Developing Expertise in Clinical Radiology: The Feedback Challenge
Sohil H Patel, Jason N Itri
J Am Coll Radiol . 2021 Sep;18(9):1348-1350. doi: 10.1016/j.jacr.2021.05.005. Epub 2021 Jun 3.
In 2009, psychologists Daniel Kahneman and Gary Klein published a now widely cited article describing conditions for developing expert intuition [ 1 ]. The article represented an “adversarial collaboration” because the authors hold contrasting perspectives on the topic of professional judgment and decision making. Kahneman is a Nobel prize winner who (along with his former colleague Amos Tversky) is famous for having developed the “heuristics and bias” research program [ 2 ]. Their seminal research studies uncovered many of the heuristics (ie, mental shortcuts) that humans use for judgment and decision making and the conditions under which bias and systemic error predictably ensue.

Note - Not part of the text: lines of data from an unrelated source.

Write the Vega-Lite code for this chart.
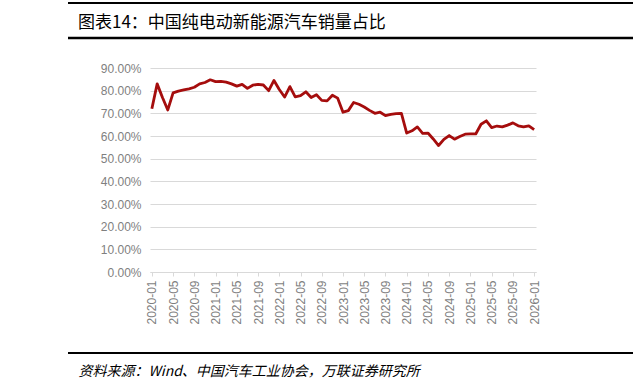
{
  "$schema": "https://vega.github.io/schema/vega-lite/v6.json",
  "width": 386,
  "height": 204,
  "autosize": {"type": "none"},
  "padding": {"left": 150, "top": 68, "right": 97, "bottom": 117},
  "background": "#ffffff",
  "config": {"view": {"stroke": null}, "font": "Liberation Sans"},
  "title": {
    "text": "图表14：中国纯电动新能源汽车销量占比",
    "anchor": "start",
    "frame": "group",
    "dx": -72,
    "dy": 34,
    "font": "Noto Sans CJK SC",
    "fontSize": 17,
    "fontWeight": "normal",
    "color": "#000000"
  },
  "layer": [
    {
      "data": {
        "values": [
          {"month": "2020-01", "share": 0.720}, {"month": "2020-02", "share": 0.830}, {"month": "2020-03", "share": 0.770}, {"month": "2020-04", "share": 0.715},
          {"month": "2020-05", "share": 0.790}, {"month": "2020-06", "share": 0.798}, {"month": "2020-07", "share": 0.803}, {"month": "2020-08", "share": 0.808},
          {"month": "2020-09", "share": 0.815}, {"month": "2020-10", "share": 0.830}, {"month": "2020-11", "share": 0.836}, {"month": "2020-12", "share": 0.848},
          {"month": "2021-01", "share": 0.840}, {"month": "2021-02", "share": 0.841}, {"month": "2021-03", "share": 0.838}, {"month": "2021-04", "share": 0.830},
          {"month": "2021-05", "share": 0.820}, {"month": "2021-06", "share": 0.828}, {"month": "2021-07", "share": 0.810}, {"month": "2021-08", "share": 0.824},
          {"month": "2021-09", "share": 0.828}, {"month": "2021-10", "share": 0.825}, {"month": "2021-11", "share": 0.800}, {"month": "2021-12", "share": 0.845},
          {"month": "2022-01", "share": 0.805}, {"month": "2022-02", "share": 0.772}, {"month": "2022-03", "share": 0.818}, {"month": "2022-04", "share": 0.773},
          {"month": "2022-05", "share": 0.778}, {"month": "2022-06", "share": 0.795}, {"month": "2022-07", "share": 0.770}, {"month": "2022-08", "share": 0.782},
          {"month": "2022-09", "share": 0.757}, {"month": "2022-10", "share": 0.755}, {"month": "2022-11", "share": 0.780}, {"month": "2022-12", "share": 0.767},
          {"month": "2023-01", "share": 0.705}, {"month": "2023-02", "share": 0.712}, {"month": "2023-03", "share": 0.748}, {"month": "2023-04", "share": 0.740},
          {"month": "2023-05", "share": 0.728}, {"month": "2023-06", "share": 0.713}, {"month": "2023-07", "share": 0.700}, {"month": "2023-08", "share": 0.705},
          {"month": "2023-09", "share": 0.690}, {"month": "2023-10", "share": 0.695}, {"month": "2023-11", "share": 0.699}, {"month": "2023-12", "share": 0.700},
          {"month": "2024-01", "share": 0.613}, {"month": "2024-02", "share": 0.623}, {"month": "2024-03", "share": 0.640}, {"month": "2024-04", "share": 0.612},
          {"month": "2024-05", "share": 0.613}, {"month": "2024-06", "share": 0.587}, {"month": "2024-07", "share": 0.558}, {"month": "2024-08", "share": 0.585},
          {"month": "2024-09", "share": 0.602}, {"month": "2024-10", "share": 0.586}, {"month": "2024-11", "share": 0.598}, {"month": "2024-12", "share": 0.608},
          {"month": "2025-01", "share": 0.609}, {"month": "2025-02", "share": 0.609}, {"month": "2025-03", "share": 0.652}, {"month": "2025-04", "share": 0.667},
          {"month": "2025-05", "share": 0.637}, {"month": "2025-06", "share": 0.644}, {"month": "2025-07", "share": 0.640}, {"month": "2025-08", "share": 0.648},
          {"month": "2025-09", "share": 0.658}, {"month": "2025-10", "share": 0.645}, {"month": "2025-11", "share": 0.640}, {"month": "2025-12", "share": 0.645},
          {"month": "2026-01", "share": 0.628}
        ]
      },
      "mark": {"type": "line", "color": "#a50d0d", "strokeWidth": 2.8, "strokeJoin": "round"},
      "encoding": {
        "x": {
          "field": "month",
          "type": "ordinal",
          "scale": {"type": "point", "padding": 0.35},
          "axis": {
            "values": ["2020-01","2020-05","2020-09","2021-01","2021-05","2021-09","2022-01","2022-05","2022-09","2023-01","2023-05","2023-09","2024-01","2024-05","2024-09","2025-01","2025-05","2025-09","2026-01"],
            "labelAngle": -90,
            "labelAlign": "right",
            "labelBaseline": "middle",
            "labelFontSize": 12,
            "labelColor": "#7f7f7f",
            "labelPadding": 4,
            "domainColor": "#d9d9d9",
            "tickColor": "#d9d9d9",
            "tickSize": 4,
            "grid": false,
            "title": "资料来源：Wind、中国汽车工业协会，万联证券研究所",
            "titleAnchor": "start",
            "titleAlign": "left",
            "titleBaseline": "middle",
            "titleX": -72,
            "titleY": 99,
            "titleFont": "Noto Sans CJK SC",
            "titleFontSize": 14,
            "titleFontWeight": "normal",
            "titleFontStyle": "italic",
            "titleColor": "#000000"
          }
        },
        "y": {
          "field": "share",
          "type": "quantitative",
          "scale": {"domain": [0, 0.9], "nice": false},
          "axis": {
            "values": [0, 0.1, 0.2, 0.3, 0.4, 0.5, 0.6, 0.7, 0.8, 0.9],
            "format": ".2%",
            "labelFontSize": 12,
            "labelColor": "#7f7f7f",
            "labelPadding": 9,
            "domain": false,
            "ticks": false,
            "gridColor": "#d9d9d9",
            "title": null
          }
        }
      }
    },
    {
      "data": {"values": [{}]},
      "mark": {"type": "rule", "strokeWidth": 2, "color": "#000000"},
      "encoding": {"x": {"value": -82}, "x2": {"value": 483}, "y": {"value": -65}}
    },
    {
      "data": {"values": [{}]},
      "mark": {"type": "rule", "strokeWidth": 2.5, "color": "#000000"},
      "encoding": {"x": {"value": -82}, "x2": {"value": 483}, "y": {"value": -30}}
    },
    {
      "data": {"values": [{}]},
      "mark": {"type": "rule", "strokeWidth": 2, "color": "#000000"},
      "encoding": {"x": {"value": -82}, "x2": {"value": 483}, "y": {"value": 285}}
    }
  ]
}
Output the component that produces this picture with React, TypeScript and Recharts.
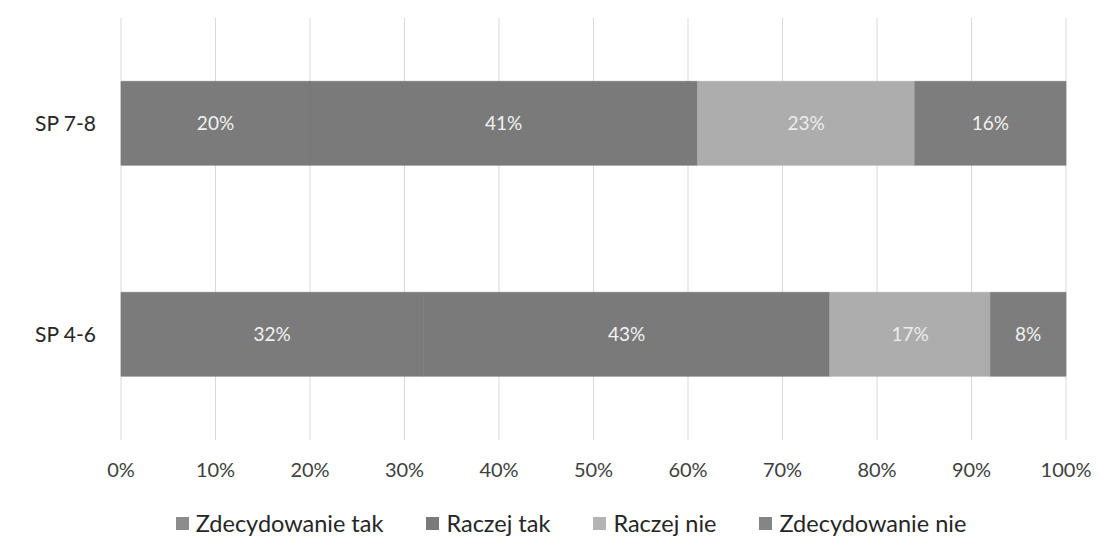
import React from 'react'
import {
  BarChart,
  Bar,
  XAxis,
  YAxis,
  CartesianGrid,
  Legend,
  LabelList,
} from 'recharts'

const CATEGORIES = ['SP 7-8', 'SP 4-6']
const ZDECYDOWANIE_TAK = [20, 32]
const RACZEJ_TAK = [41, 43]
const RACZEJ_NIE = [23, 17]
const ZDECYDOWANIE_NIE = [16, 8]
const X_TICKS = [0, 10, 20, 30, 40, 50, 60, 70, 80, 90, 100]

const SERIES = [
  { key: 'zt', name: 'Zdecydowanie tak', color: '#7b7b7b', legend: '#8c8c8c', label: '#f2f2f2' },
  { key: 'rt', name: 'Raczej tak', color: '#7a7a7a', legend: '#7a7a7a', label: '#f2f2f2' },
  { key: 'rn', name: 'Raczej nie', color: '#adadad', legend: '#b3b3b3', label: '#ececec' },
  { key: 'zn', name: 'Zdecydowanie nie', color: '#7d7d7d', legend: '#858585', label: '#f2f2f2' },
]

const data = CATEGORIES.map((cat, i) => ({
  cat,
  zt: ZDECYDOWANIE_TAK[i],
  rt: RACZEJ_TAK[i],
  rn: RACZEJ_NIE[i],
  zn: ZDECYDOWANIE_NIE[i],
}))

const FONT = 'Lato, "Open Sans", sans-serif'

function LegendContent() {
  return (
    <div
      style={{
        display: 'flex',
        justifyContent: 'center',
        gap: 43,
        fontFamily: FONT,
        fontSize: 23.5,
        lineHeight: '28px',
        color: '#262626',
        paddingLeft: 76,
      }}
    >
      {SERIES.map((s) => (
        <div key={s.key} style={{ display: 'flex', alignItems: 'center' }}>
          <span
            style={{
              display: 'inline-block',
              width: 13,
              height: 13,
              background: s.legend,
              marginRight: 7,
            }}
          />
          {s.name}
        </div>
      ))}
    </div>
  )
}

export default function App() {
  return (
    <div style={{ position: 'absolute', left: 0, top: 0, background: '#fff' }}>
      <BarChart
        width={1107}
        height={555}
        data={data}
        layout="vertical"
        margin={{ top: 18, right: 41, left: 0, bottom: 37 }}
        barCategoryGap="30%"
      >
        <CartesianGrid horizontal={false} stroke="#d9d9d9" />
        <XAxis
          type="number"
          domain={[0, 100]}
          ticks={X_TICKS}
          tickFormatter={(v: number) => `${v}%`}
          axisLine={false}
          tickLine={false}
          tick={{ fontSize: 20, fill: '#404040', fontFamily: FONT }}
          tickMargin={17}
          height={50}
        />
        <YAxis
          type="category"
          dataKey="cat"
          axisLine={false}
          tickLine={false}
          width={121}
          tick={{ fontSize: 21, fill: '#262626', fontFamily: FONT }}
          tickMargin={19}
        />
        <Legend
          verticalAlign="bottom"
          content={<LegendContent />}
          wrapperStyle={{ bottom: 18 }}
        />
        {SERIES.map((s) => (
          <Bar
            key={s.key}
            dataKey={s.key}
            name={s.name}
            stackId="a"
            fill={s.color}
            stroke={s.color}
            strokeWidth={0.6}
            isAnimationActive={false}
          >
            <LabelList
              dataKey={s.key}
              position="center"
              formatter={(v: number) => `${v}%`}
              fill={s.label}
              stroke="none"
              style={{ fontSize: 19, fontFamily: FONT }}
            />
          </Bar>
        ))}
      </BarChart>
    </div>
  )
}
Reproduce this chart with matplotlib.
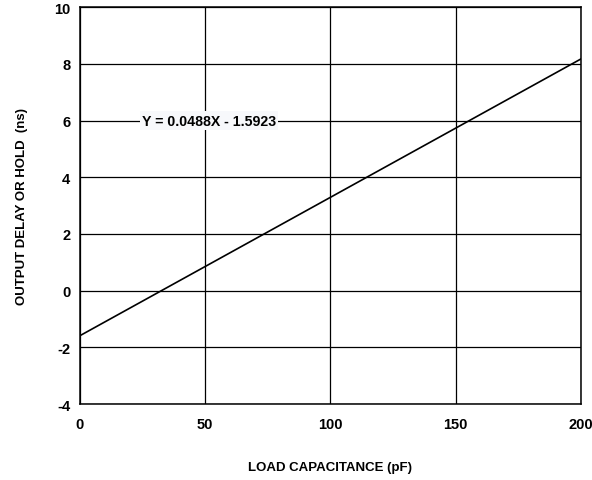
import matplotlib
matplotlib.use('Agg')
import matplotlib.pyplot as plt

# 数据：负载电容 vs 输出延迟（直线两端点）
load_pf = [0, 200]
delay_ns = [-1.59, 8.17]
x_ticks = [0, 50, 100, 150, 200]
y_ticks = [-4, -2, 0, 2, 4, 6, 8, 10]
fit_label = "Y = 0.0488X - 1.5923"

plt.rcParams['font.family'] = ['Liberation Sans', 'DejaVu Sans']
plt.rcParams['axes.unicode_minus'] = False

fig = plt.figure(figsize=(5.92, 4.81), dpi=100)
ax = fig.add_axes([0.135, 0.158, 0.846, 0.825])

ax.plot(load_pf, delay_ns, color='black', lw=1.2, zorder=3)

ax.set_xlim(0, 200)
ax.set_ylim(-4, 10)
ax.set_xticks(x_ticks)
ax.set_yticks(y_ticks)
ax.grid(True, color='black', lw=0.9)
ax.set_axisbelow(True)
for s in ax.spines.values():
    s.set_linewidth(1.1)
ax.tick_params(axis='x', length=0, labelsize=10.5, pad=9)
ax.tick_params(axis='y', length=0, labelsize=10.5, pad=7)
for lab in ax.get_xticklabels() + ax.get_yticklabels():
    lab.set_fontweight('bold')

ax.text(24.8, 6.0, fit_label, fontsize=10.2, fontweight='bold', va='center', ha='left',
        bbox=dict(facecolor='#f7f8fb', edgecolor='none', pad=1.5), zorder=4)

ax.set_xlabel('LOAD CAPACITANCE (pF)', fontsize=9.5, fontweight='bold', labelpad=22)
ax.set_ylabel('OUTPUT DELAY OR HOLD  (ns)', fontsize=9.5, fontweight='bold', labelpad=19)

fig.savefig('out.png', dpi=100)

Given the focus on error-prone aspects of human cognition, heuristics and bias researchers generally maintain a skeptical stance toward claims of expertise among professionals. In contrast, Klein represents the naturalistic decision-making school, whose major focus is understanding how experts successfully carry out judgment and decision making in real-world situations. Klein’s research on experts across a variety of task domains (eg, intensive care unit nurses, fireground commanders, design engineers, naval commanders) formed the basis of the recognition-primed decision model, which maps how much of expert decision making is carried out in high-stakes, real-world scenarios [ 3 ]. In contrast to heuristics and bias researchers, naturalistic decision-making researchers generally take a more admiring stance toward expert skill.